These things all happened yesterday...
1. On the train to a "career fair," (quotation marks explained below)I saw a van parked behind a building somewhere on the NorthSide. The van was painted up with the logo and trade dress of the Illinois Lottery (Have a Ball!), and sitting on the front dashboard were two giant novelty checks.
2. Chatting with a woman in line at one of the booths at the fair, she recognized the person at the table as someone she'd interviewed with earlier that morning.
3. Open letter to the gentleman on the el sitting across the car from me...the whole "tough guy hair net" thing complete with "you lookin' at me? Huh?" scowl is totally undermined by the fact that you are carrying your son's Thomas the Tank Engine backpack. Cute kid, but it's kinda hard (and unnecessary on a midmorning Red Line train) to be that much of a badass that way.
4. Still on the train, at one point (maybe Argyle) a woman quickly fumbled with her fancy phone-camera (don't know what kind, but a nice one) and started furiously taking pictures of...? No clue. There was nothing I could imagine anyone taking pictures of, unless the train was the only way she could get a high enough view of something. But then, why the suddenness to it? Wouldn't she know where she was looking if she was on some sort of photographic mission? My guess was she was looking for a car parked somewhere it shouldn't be.
5. Return trip, several hours later (I really need to ride the train more often, I guess), a rough-looking older guy is sitting in front of me. He's on his phone barking orders at someone in a gravelly, Eastern European accent that instantly reminds me of some kind of bad guy from 24. With that image in mind, I can see him texting. It's relevant that he's older, because a) his phone is pretty old, and b) it's taking him FOREVER to text. Naturally, I'm fascinated by what could be worth this much effort. When I manage to sneak a peek as he's finishes, it says "Sorry for the way I've been acting lately. I love you." I feel terrible for spying on him.

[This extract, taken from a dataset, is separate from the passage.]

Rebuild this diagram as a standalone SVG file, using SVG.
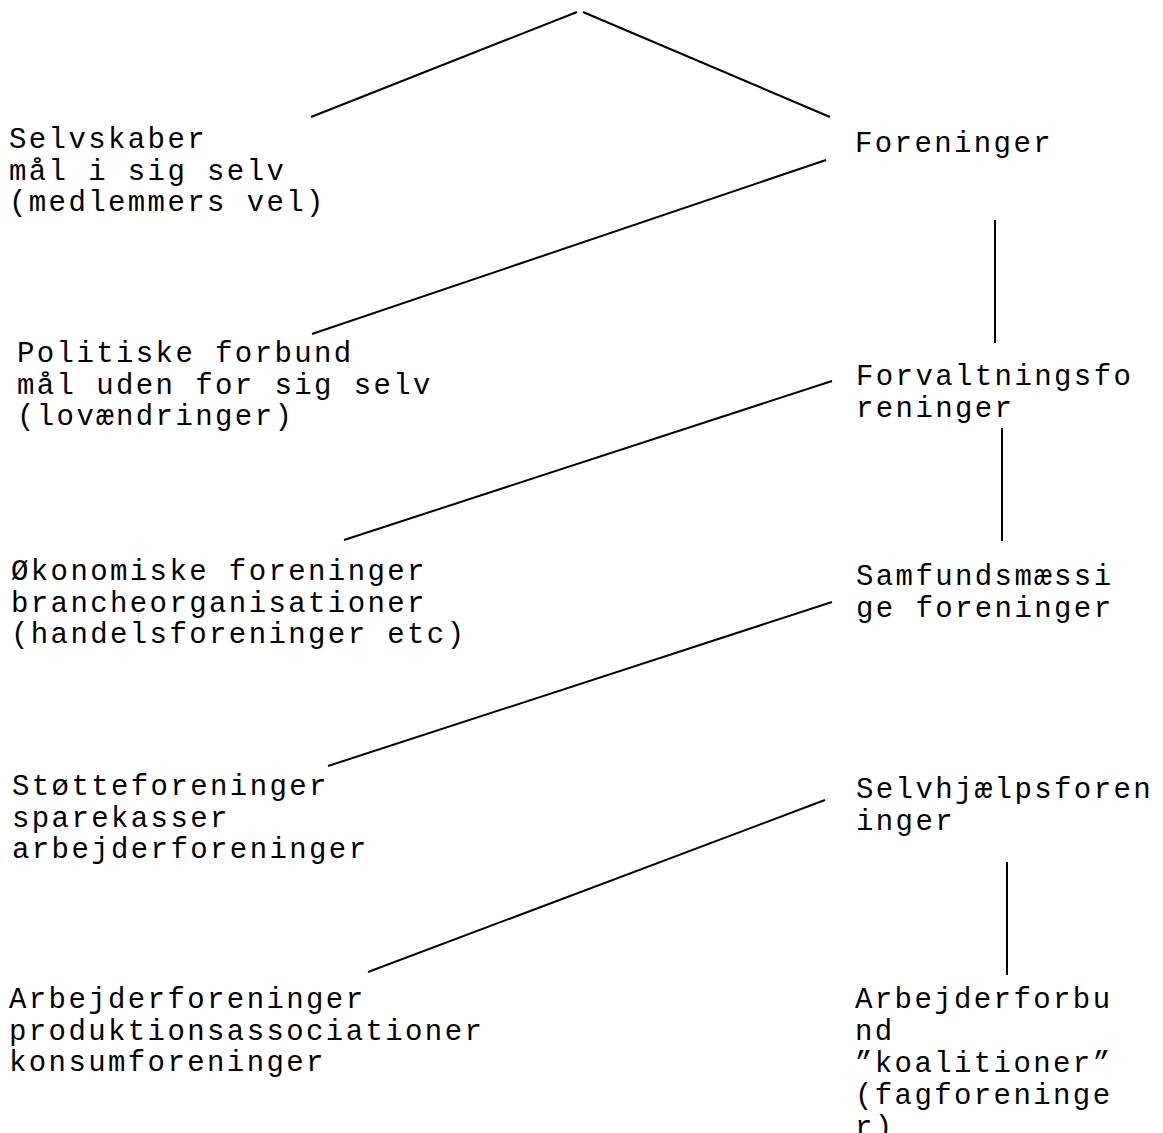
<svg xmlns="http://www.w3.org/2000/svg" width="1163" height="1133" viewBox="0 0 1163 1133">
<style>
text { font-family: "Liberation Mono", "Courier New", monospace; font-size: 29px; letter-spacing: 2.4px; fill: #000; }
line { stroke: #000; stroke-width: 2; }
</style>
<rect width="1163" height="1133" fill="#fff"/>
<g id="connectors">
<line x1="311" y1="117" x2="577" y2="12"/>
<line x1="583" y1="12" x2="830" y2="117"/>
<line x1="826" y1="160" x2="312" y2="334"/>
<line x1="995" y1="220" x2="995" y2="343"/>
<line x1="832" y1="381" x2="344" y2="540"/>
<line x1="1002" y1="428" x2="1002" y2="541"/>
<line x1="832" y1="602" x2="328" y2="766"/>
<line x1="825" y1="800" x2="368" y2="972"/>
<line x1="1007" y1="862" x2="1007" y2="975"/>
</g>
<g id="selvskaber"><text x="9" y="148">Selvskaber</text><text x="9" y="180">mål i sig selv</text><text x="9" y="211">(medlemmers vel)</text></g>
<g id="politiske"><text x="17" y="362">Politiske forbund</text><text x="17" y="394">mål uden for sig selv</text><text x="17" y="425">(lovændringer)</text></g>
<g id="okonomiske"><text x="11" y="580">Økonomiske foreninger</text><text x="11" y="612">brancheorganisationer</text><text x="11" y="643">(handelsforeninger etc)</text></g>
<g id="stotte"><text x="12" y="795">Støtteforeninger</text><text x="12" y="827">sparekasser</text><text x="12" y="858">arbejderforeninger</text></g>
<g id="arbejderforeninger"><text x="9" y="1008">Arbejderforeninger</text><text x="9" y="1040">produktionsassociationer</text><text x="9" y="1071">konsumforeninger</text></g>
<g id="foreninger"><text x="855" y="152">Foreninger</text></g>
<g id="forvaltning"><text x="856" y="385">Forvaltningsfo</text><text x="856" y="417">reninger</text></g>
<g id="samfund"><text x="856" y="585">Samfundsmæssi</text><text x="856" y="617">ge foreninger</text></g>
<g id="selvhjaelp"><text x="856" y="798">Selvhjælpsforen</text><text x="856" y="830">inger</text></g>
<g id="arbejderforbund"><text x="855" y="1008">Arbejderforbu</text><text x="855" y="1040">nd</text><text x="855" y="1072">”koalitioner”</text><text x="855" y="1104">(fagforeninge</text><text x="855" y="1136">r)</text></g>
</svg>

6. This last one, I need to tread lightly. Because there are all kinds of things wrapped up in this that I don't really want to go stomping around in. But here goes...So I'm standing in line to get in to this "career fair" (ok, explaining the quotes. Basically, if you're unemployed, avoid these things like the plague. If you want to spend your time more productively, make two phone calls to random companies inquiring about their open positions, then take a 3 hour nap. At least you'll be refreshed, instead of exhausted from getting dressed up, slogging downtown on the train, getting totally f***ing lost in the Merchandise Mart, standing in a giant line of desperate people only to find out that the 20 booths inside consist of 4 insurance companies hiring sales people, a retail chain hiring stock clerks, 2 or 3 companies looking to fill incredibly specific positions (you could tell the HR person just wanted out of the office for the morning), and 10 or 11 booths where they were actually trying to sell you something (get computer training! Get your bachelor's degree/GED! Enroll in the police academy! Have you considered the Coast Guard? Run your own home busines over teh interwebs!) Just. Don't. Go. Next time you go downtown, fling 10 copies of your resume into the air at random points on the sidewalk while passing large office buildings, you've got a better chance of landing something. Ok, I'm done now. Where was I? Right, standing in line). So I'm standing in line, waiting to "register" (don't get me started). Everyone has their resume out so the registration desk can take your information. Looking over the shoulder of the woman in front of me (hmmm, seems to be a theme...I was nosy yesterday, I suppose), I saw her name written in comically unprofessional 18 point type, the kind where the letters were all jagged and uneven. If she was a graphic designer, then maybe it works, I suppose, but it was the name itself that jumped out at me.
Her name was DeJaVu.
Yes, it was her first name, and yes, it was capitalized like that. Her last name was something common, plus I don't want to publish it here. Oh, and I almost forgot, there's an accent mark in there somewhere, but I couldn't tell if it was over the J, the a, or the V. And yes, only one accent mark. Again, I know this gets complicated when discussing these things, and gawd knows that a guy whose surname is pronounced "more head" (not to mention a first name that can be a title or a verb) has no business making fun of anyone else's name, but how much do you have to hate your child to name it something that ridiculous? How is she ever supposed to be taken seriously? How does she not strangle someone after hearing, for the 3,052,789th time "Haven't we met before?" In short, and to sum up: argh.